Your hood — the fold of skin above your crease — covers whatever you've placed below it when your eyes are open. The fix is placing your transition and crease colors higher than your natural crease, into the visible space above the fold. Check placement with your eyes open and looking straight ahead, not looking down into a mirror. If the color disappears when you open your eyes, it's too low.

What brush is best for blending on hooded eyes?

A smaller, firmer blending brush like the Sigma E35 or a tapered crease brush gives you more control than a large, fluffy brush. Hooded eyes have less visible lid space, so a large brush deposits color over too wide an area and pushes pigment into the fold. A smaller brush lets you place color precisely and blend in controlled motions within the smaller working area.

Should I blend with my eyes open or closed for hooded eyes?

Both, at different stages. Apply your base shade and initial crease color with your eyes open — this lets you see where the color actually sits when your hood is in its natural position. Then close your eye to blend out hard edges and smooth transitions. Alternate between open and closed to check placement against the finished visible result.

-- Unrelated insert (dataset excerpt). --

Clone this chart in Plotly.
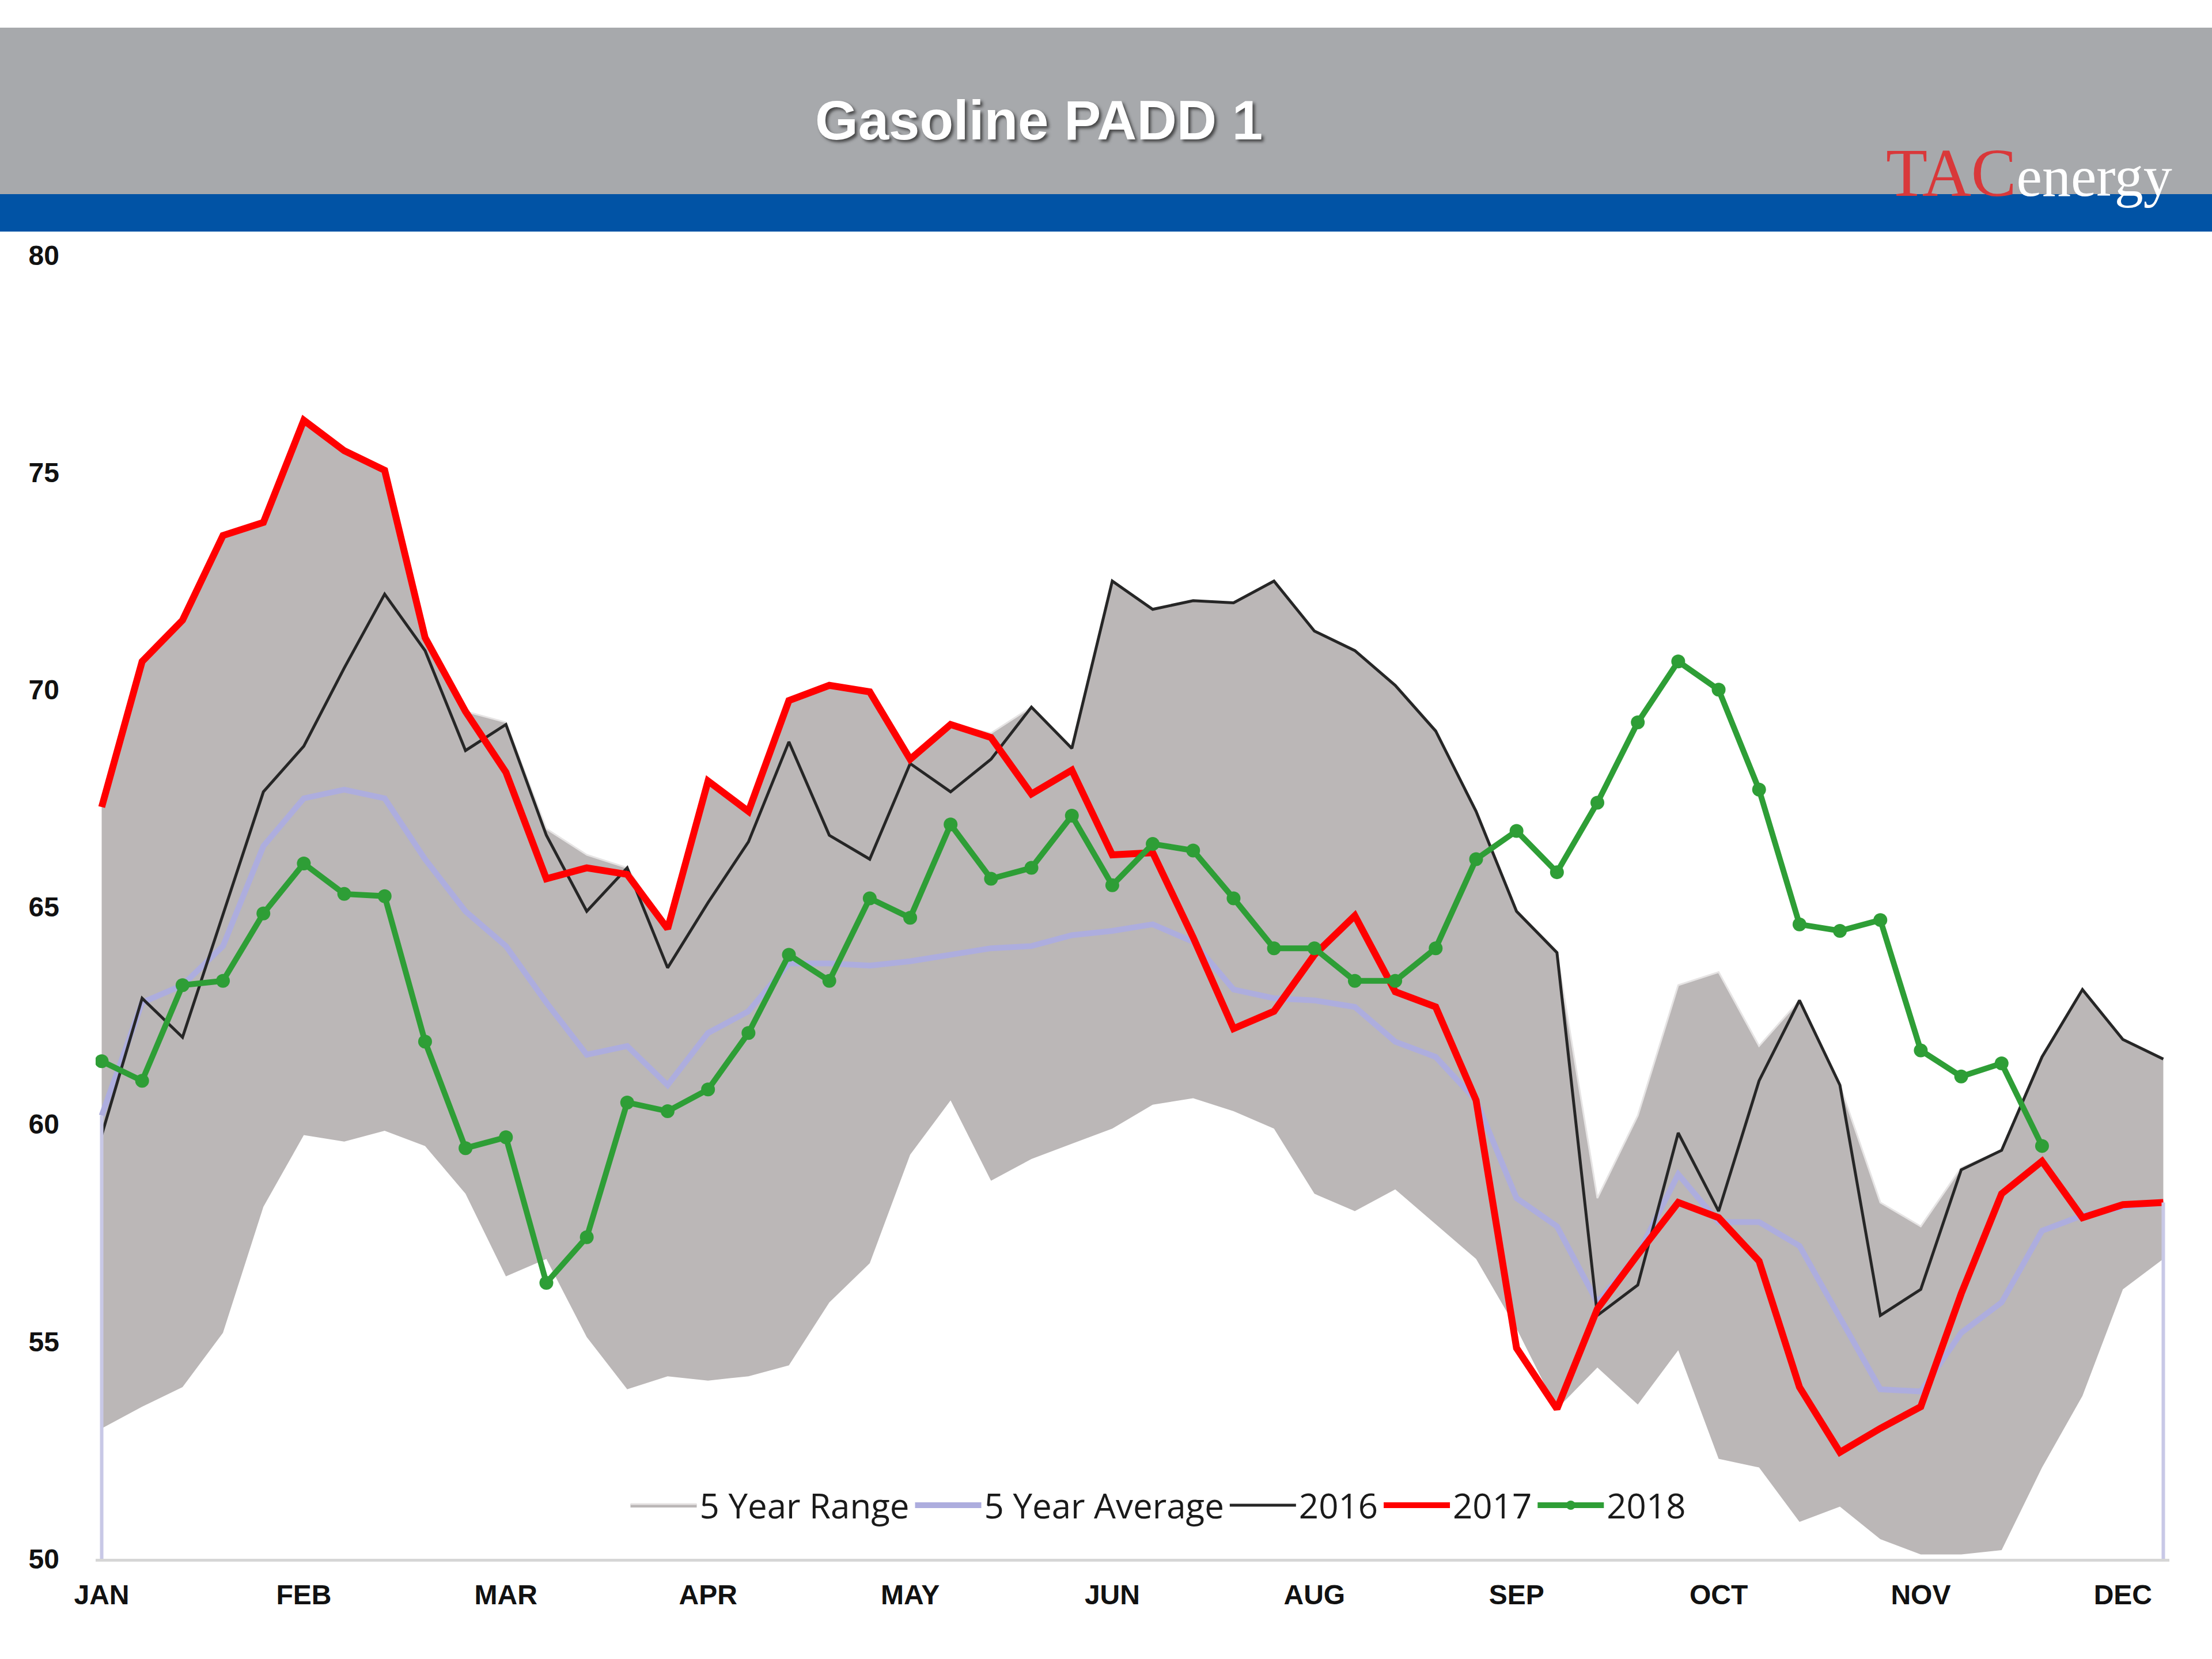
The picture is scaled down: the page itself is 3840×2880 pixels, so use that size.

Can hooded eyes do a cut crease?

Yes, but placement must be adjusted. Apply the concealer cut line with your eyes open so it sits above your natural fold rather than inside it. When you close your eye, the line will look unnaturally high, but when you open your eye, the hood will push it into the correct visible position. Use a small flat brush for precision and expect it to take a few attempts to find your ideal placement.

Why does my eyeshadow crease only on hooded eyes?

The skin fold of hooded eyes creates constant friction between two layers of lid skin when you blink. This friction pushes shadow into the fold line. Use an eyeshadow primer (applied 60 seconds before shadow), set it with a translucent powder, and use long-wearing pressed powder formulas rather than creams. These three steps together dramatically reduce creasing on hooded lids.